Simplesmente ia, sem saber ao certo para onde, mas ia. E indo recordava de si mesmo, e das inúmeras vezes que cabulara aula nos idos de muito tempo atrás. Bons anos aqueles do colégio católico, de fato se orgulhava do grande talento que um dia teve em se permitir ser dono do próprio destino enquanto os colegas viam uma enfadonha aula de química. Naquelas tardes assistia todos os filmes possíveis e sonhava em ser um daqueles personagens: Quem sabe um herói épico comandando exércitos, ou um professor de artes em Paris que teria um tórrido romance com uma bela mulher longilínea e de cabelos curtos, ou ainda descobrir que na verdade é um extraterrestre e em um planeta longínquo estaria seu reino.

Em meio a essas lembranças, viu-se em frente a um velho cinema e sentiu um impulso de resgatar aquelas tardes, um impulso fora do tempo, e pelo menos era um lugar para onde ir. Porque não?

Era um cinema decadente, a fachada demonstrava “rugas” da ação dos anos, mas não se sentia no direito de julgar o cinema. Imaginou que, com certeza, já houve melhores dias para o cinema.

Dirigiu-se para a bilheteria e comprou um ingresso para uma sessão que estava prestes a começar, o bilheteiro, muito cortez, entregou o ingresso e disse:

- Bom filme. O Senhor irá gostar, é um excelente estória.

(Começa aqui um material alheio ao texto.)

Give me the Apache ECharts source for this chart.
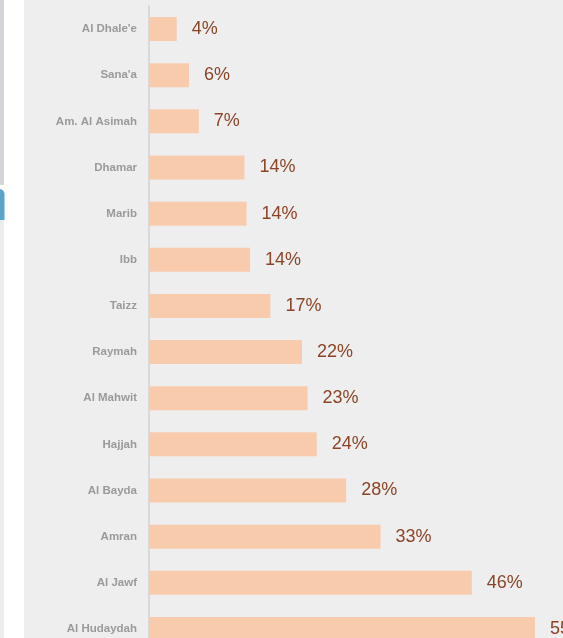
<!DOCTYPE html>
<html>
<head>
<meta charset="utf-8">
<script src="https://cdn.jsdelivr.net/npm/echarts@6/dist/echarts.min.js"></script>
<style>
  html, body { margin: 0; padding: 0; background: #eeeeee; }
  #chart { width: 563px; height: 638px; }
</style>
</head>
<body>
<div id="chart"></div>
<script>
// governorates, top to bottom
var governorates = ['Al Dhale\'e', 'Sana\'a', 'Am. Al Asimah', 'Dhamar', 'Marib', 'Ibb', 'Taizz',
  'Raymah', 'Al Mahwit', 'Hajjah', 'Al Bayda', 'Amran', 'Al Jawf', 'Al Hudaydah']
// share in percent
var shares = [3.95, 5.7, 7.1, 13.6, 13.9, 14.4, 17.3, 21.8, 22.6, 23.9, 28.1, 33.0, 46.0, 55.0]

var chart = echarts.init(document.getElementById('chart'))

var option = {
  backgroundColor: '#eeeeee',
  animation: false,
  // left side panel leftovers
  graphic: [
    { type: 'rect', shape: { x: 0, y: 0, width: 24, height: 638 }, style: { fill: '#ffffff' }, silent: true },
    { type: 'rect', shape: { x: 0, y: 0, width: 4, height: 185 }, style: { fill: '#d3d4d7' }, silent: true },
    { type: 'rect', shape: { x: -10, y: 189, width: 14.5, height: 31, r: [0, 5, 0, 0] }, style: { fill: '#5aa3cd' }, silent: true },
    { type: 'rect', shape: { x: 0, y: 220, width: 4, height: 418 }, style: { fill: '#ececec' }, silent: true }
  ],
  grid: {
    left: 149,
    right: 0,
    top: 6,
    height: 646, // chart is cropped at the bottom
    outerBoundsMode: 'none'
  },
  xAxis: {
    type: 'value',
    min: 0,
    max: 59,
    show: false
  },
  yAxis: {
    type: 'category',
    inverse: true,
    data: governorates,
    axisLine: { show: true, lineStyle: { color: '#d9d9d9', width: 2 } },
    axisTick: { show: false },
    axisLabel: {
      margin: 12,
      color: '#9a9a9a',
      fontFamily: 'Liberation Sans Narrow, Arial Narrow, sans-serif',
      fontWeight: 'bold',
      fontSize: 11.5
    }
  },
  series: [
    {
      type: 'bar',
      data: shares,
      barWidth: 24,
      itemStyle: { color: '#f8cbad' },
      label: {
        show: true,
        position: 'right',
        distance: 15,
        color: '#8b4426',
        fontFamily: 'Liberation Sans, Arial, sans-serif',
        fontSize: 18,
        formatter: function(p) {
          return Math.round(p.value) + '%'
        }
      }
    }
  ]
}

chart.setOption(option)
</script>
</body>
</html>
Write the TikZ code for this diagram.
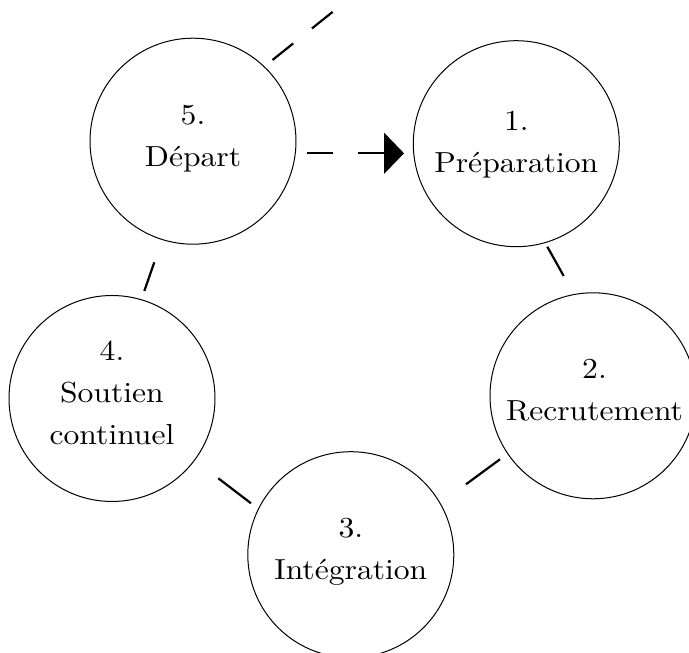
\documentclass[tikz,border=0pt]{standalone}
\usepackage{fontspec}
\setmainfont{lmroman10-regular.otf}[FakeStretch=1.09]
\usetikzlibrary{arrows.meta,calc}
\begin{document}
\begin{tikzpicture}[x=1pt,y=1pt,
  circ/.style={circle,draw,line width=1pt,minimum size=206pt,inner sep=0pt,outer sep=0pt},
  lbl/.style={align=center,font={\fontsize{29pt}{42pt}\selectfont},inner sep=0pt},
  conn/.style={line width=2.2pt}]
\useasboundingbox (0,0) rectangle (689,653);
% circles
\node[circ] (n5) at (193,511.8) {};
\node[circ] (n1) at (516.3,509.3) {};
\node[circ] (n2) at (593,257.2) {};
\node[circ] (n3) at (350.8,98.3) {};
\node[circ] (n4) at (112,254.5) {};
% labels
\node[lbl] (t5) at ([yshift=2.5pt]n5.center) {5.\\Départ};
\node[lbl] (t1) at ([yshift=-1pt]n1.center) {1.\\Préparation};
\node[lbl] (t2) at ([xshift=1.5pt,yshift=6pt]n2.center) {2.\\Recrutement};
\node[lbl] (t3) at ([yshift=2.7pt]n3.center) {3.\\Intégration};
\node[lbl] (t4) at ([yshift=6pt]n4.center) {4.\\Soutien\\continuel};
% connectors
\coordinate (a0) at ($(n5)+(113.7,-12.1)$);
\draw[conn,dash pattern=on 26.3pt off 24.7pt,shorten >=9.3pt,
  -{Triangle[length=20pt,width=41pt]}] (a0) -- (a0 -| n1.west);
\coordinate (b0) at ($(n5)+(79.5,81.2)$);
\coordinate (b1) at ($(n5)+(235.7,206.2)$);
\draw[conn,dash pattern=on 26.5pt off 24pt] (b0) -- (b1);
\draw[conn] ($(n5)+(-38.7,-121.1)$) -- ($(n4)+(32.3,107.5)$);
\draw[conn] ($(n4)+(106.3,-79.8)$) -- ($(n3)+(-99.8,51.4)$);
\draw[conn] ($(n3)+(115.2,70.4)$) -- ($(n2)+(-93,-63.5)$);
\draw[conn] ($(n1)+(31,-103)$) -- ($(n2)+(-29.3,119.8)$);
\end{tikzpicture}
\end{document}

Dando as costas de pronto, balbuciou um agradecimento, vira apenas a silhueta do bilheteiro; restou uma sensação que conhecia aquele rapaz. Porém, não se ateve à sensação.

Pensava com uma seca sinceridade, é que pouco importava o filme, e talvez nem fosse bom e o rapaz apenas seguiu o protocolo de elogiar a escolha do cliente. Torcia apenas que não fosse um desses filmes que alguns pseudo-intelectuais juram por ai ser o melhor filme do mundo, quando não entenderam bulhufas da película ou claramente era um filme sem pé nem cabeça e insistiam em procurar alguma razão na loucura alheia. O fato é que há a aparência de quase tudo, também assim o é com alguns filmes, apenas aparentam ser um filme. Torcia que fosse um filme como os da adolescência em que sonhava em ser algo ao final - Um rei, um amante, ou um Extraterrestre, quem sabe.

                           Adentrou a sala, riu-se por dentro, sentiu um conhecido frio na barriga, se fosse décadas atrás estaria matando aula na expectativa de ser descoberto pelos pais ou pelo despótico diretor do colégio que ostentava um bigodinho a la Hitler; entretanto, estava apenas cabulando o próprio tempo e, em verdade, não devia satisfação a ninguém além dele mesmo, pelo menos naquela tarde.